From Taipei comes a new signal: Taiwan’s automotive component manufacturers are targeting the second half of 2026 as a turning point. After years of headwinds, a combination of less aggressive tariffs and a stabilizing geopolitical picture is shaping a recovery scenario for a strategic yet often opaque sector.
The weight of Taiwan’s supply chain
Taiwan is not only semiconductors. The island’s mechanical and mechatronic district hosts hundreds of companies that feed global automotive supply chains, from engine components to electronics, sensors and ADAS modules. The sector exports primarily to North America, Europe and China, remaining highly exposed to shifts in trade policies.
Forecasts gathered by DIGITIMES paint a concrete horizon: the second half of 2026 as the window for a return to production normality. Factory managers share a clear view: the tariff risks that had pushed many buyers to diversify sourcing are receding, while geopolitical tensions – especially those related to the Strait – are not causing large-scale logistical disruptions.

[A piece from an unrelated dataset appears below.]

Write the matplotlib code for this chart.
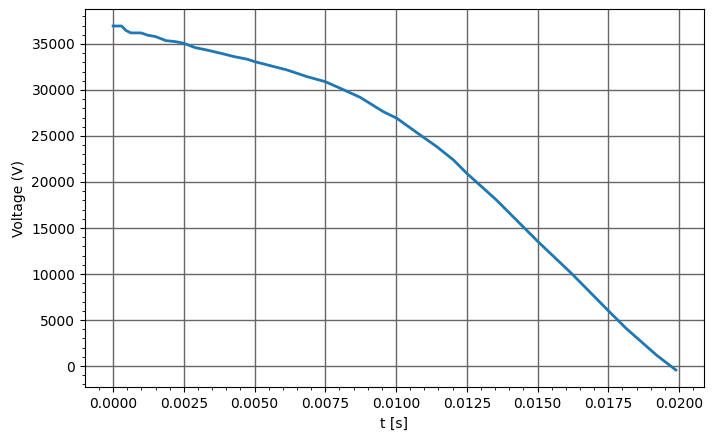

Tariffs and geopolitics: what’s changing
The 2024-2025 period squeezed margins hard. Additional duties on components and semifinished goods imposed by Washington during trade frictions with Beijing also indirectly hit Taiwanese production, often embedded in Chinese manufacturing networks. At the same time, uncertainties over possible naval blockades or disruptions at Asian ports froze investment plans.
Now the same companies are betting on gradual easing. So-called “tariff fatigue” is beginning to appear at negotiating tables, and diplomatic reopenings between trade blocs are redrawing supply routes. For players in the aftermarket and original component manufacturing, this translates into greater demand predictability and the chance to restart idled lines.
What it means for global supply chains
The automotive supply chain remains a privileged observatory for gauging the health of global industrial connections. A Taiwanese recovery in the second half of 2026 will have ripple effects: it can ease delivery lead times for critical components, especially for the electric vehicle sector, which depends on power electronics and control systems produced precisely on the island. More broadly, a less tense trade climate fosters inventory realignment and cuts insurance costs for intercontinental shipping.
For those watching industrial procurement decisions, the signal is twofold. On one hand, it confirms that near-shoring and friend-shoring strategies do not erase the centrality of hubs like Taiwan. On the other, it shows that the perception of geopolitical risk can recede faster than expected, restoring momentum to sectors many analysts had considered structurally downsized.
Beyond the 2026 horizon
Auto parts companies are not just waiting. Many are investing in automation and digitalization of production processes to absorb future demand shocks. When the recovery arrives, it will find more flexible and interconnected factories. And if the geoeconomic bet is won, Taiwan will consolidate its role as an irreplaceable platform, not just for chips but for the entire mobility ecosystem.